Northwestern Mutual Foundation concentrates its giving in the Milwaukee area where the company is headquartered and most employees live. The Foundation's primary focus areas include childhood education, neighborhood revitalization, and community safety - areas where Northwestern Mutual employees actively volunteer. Some national initiatives exist, but the majority of funding stays in metro Milwaukee.
What does the Herb Kohl Foundation fund?
The Herb Kohl Foundation, established by the former U.S. Senator and Milwaukee Bucks owner, focuses on education (including the Herb Kohl Educational Foundation teacher and student fellowships), community development, and health. The Foundation's giving is concentrated in Wisconsin with particular attention to Milwaukee.
What is Bader Philanthropies?
Bader Philanthropies (formerly Helen Bader Foundation) funds in Milwaukee and internationally, with focus areas including Alzheimer's disease and dementia care, youth development, workforce development, and community engagement. Milwaukee-area grants typically range from $10,000 to $150,000. The Foundation is accessible and maintains active relationships with Milwaukee nonprofits.
How does Milwaukee's smaller metro size affect grant writing?
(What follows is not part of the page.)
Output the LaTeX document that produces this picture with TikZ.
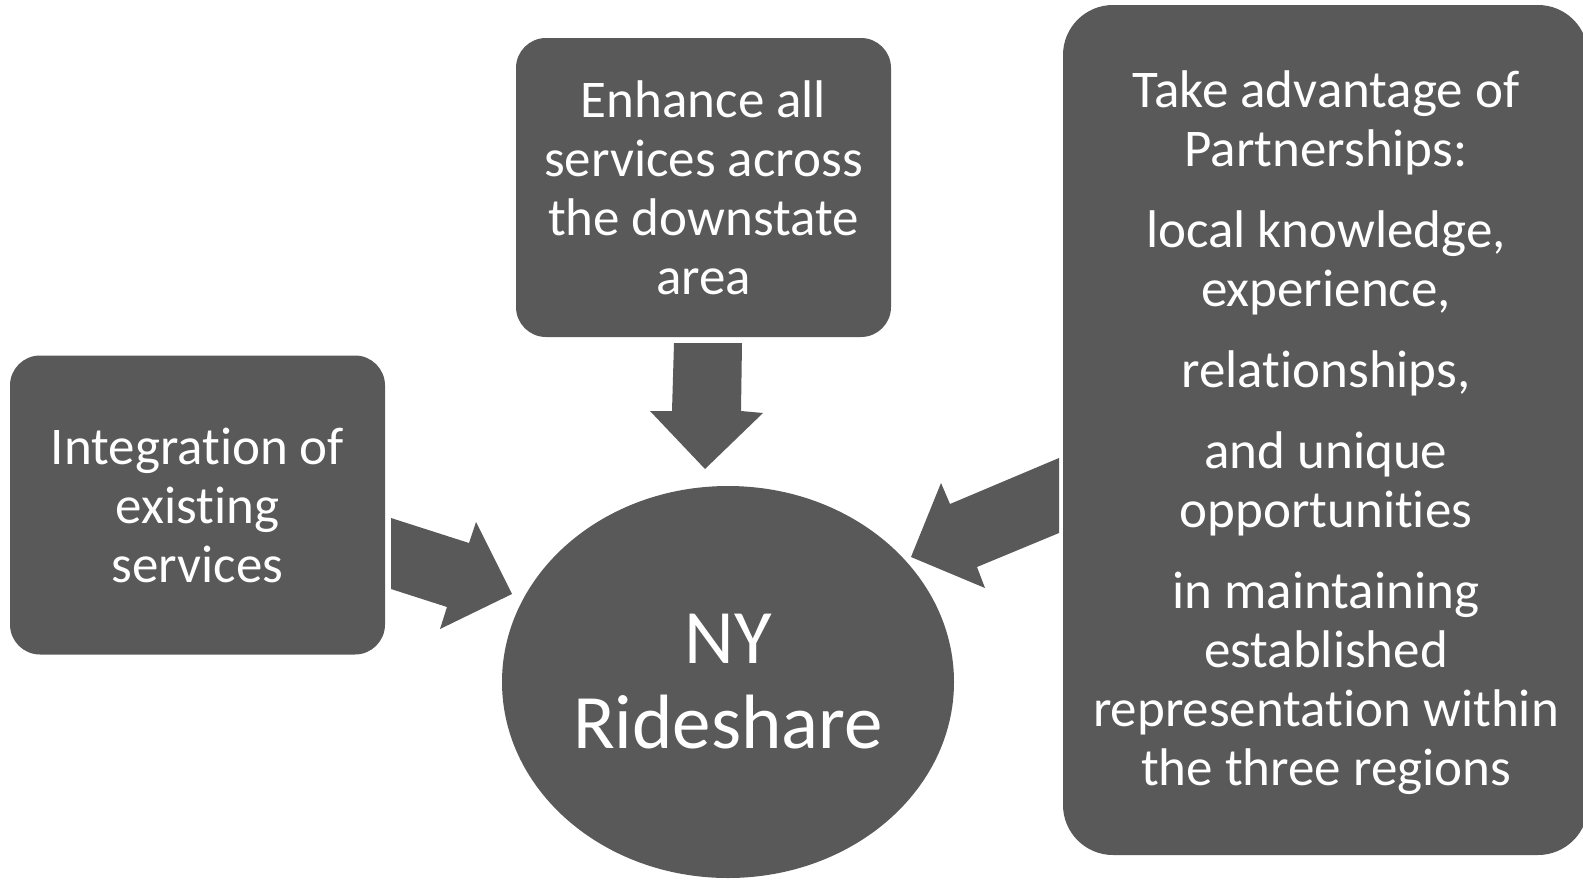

In a metro of 1.5 million people, the philanthropic community is compact. Program officers at different foundations know each other. Nonprofit executive directors interact with funders at community events regularly. This means your reputation is your most important asset, and relationships built over years matter more than any single proposal. It also means that submitting the same proposal to funders with conflicting philosophical orientations is noticed and interpreted as lack of self-awareness.